The Sun rotated at an ideal pace for Earth, which thrived under the early star. Venus and Mars weren’t so lucky. Venus was once covered in water oceans and may have been habitable. But due to many factors, including solar activity and the lack of an internally generated magnetic field, Venus lost its hydrogen — a critical component of water. As a result, its oceans evaporated within its first 600 million years, according to estimates. The planet’s atmosphere became thick with carbon dioxide, a heavy molecule that’s harder to blow away. These forces led to a runaway greenhouse effect that keeps Venus a sizzling 864 degrees Fahrenheit (462 degrees Celsius), far too hot for life.
Mars, farther from the Sun than Earth is, would seem to be safer from stellar outbursts. Yet, it had less protection than did Earth. Due partly to the Red Planet’s weak magnetic field and low gravity, the early Sun gradually was able to blow away its air and water. By about 3.7 billion years ago, the Martian atmosphere had become so thin that liquid water immediately evaporated into space. (Water still exists on the planet, frozen in the polar caps and in the soil.)
After influencing the course for life (or lack thereof) on the inner planets, the aging Sun gradually slowed its pace and continues to do so. Today, it revolves once every 27 days, three times slower than it did in its infancy.
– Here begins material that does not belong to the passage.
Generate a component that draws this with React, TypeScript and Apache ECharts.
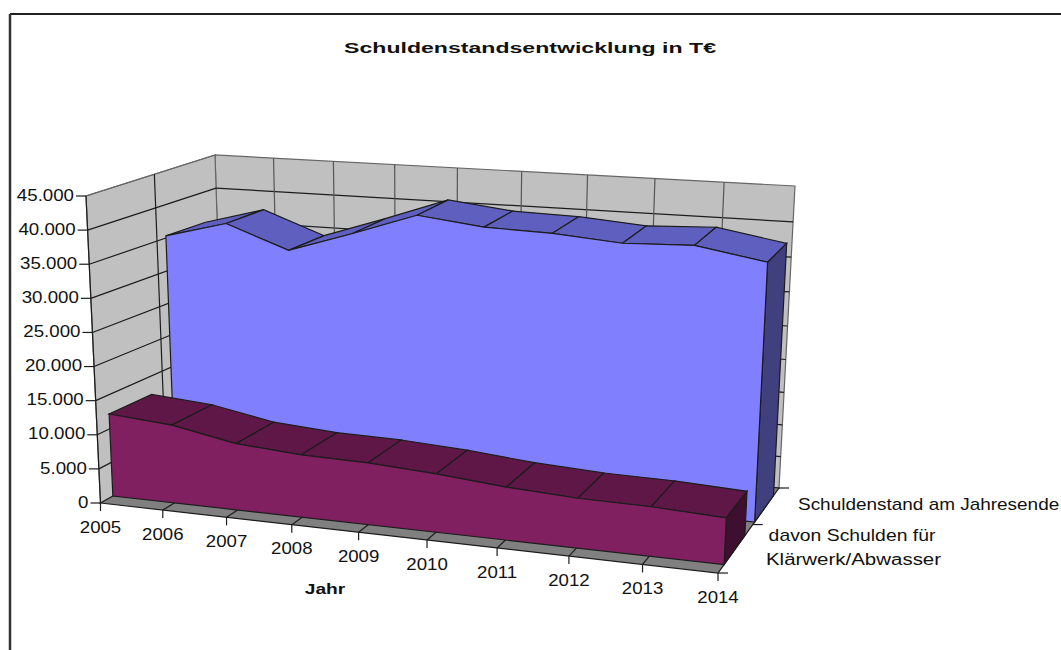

The slower spin renders it much less active, though the Sun still has violent outbursts occasionally.
Apollo samples and lunar meteorites are a great starting point for probing the early solar system, but they are only small pieces in a large and mysterious puzzle. The samples are from a small region near the lunar equator, and scientists can’t tell with complete certainty where on the Moon the meteorites came from, which makes it hard to place them into geological context.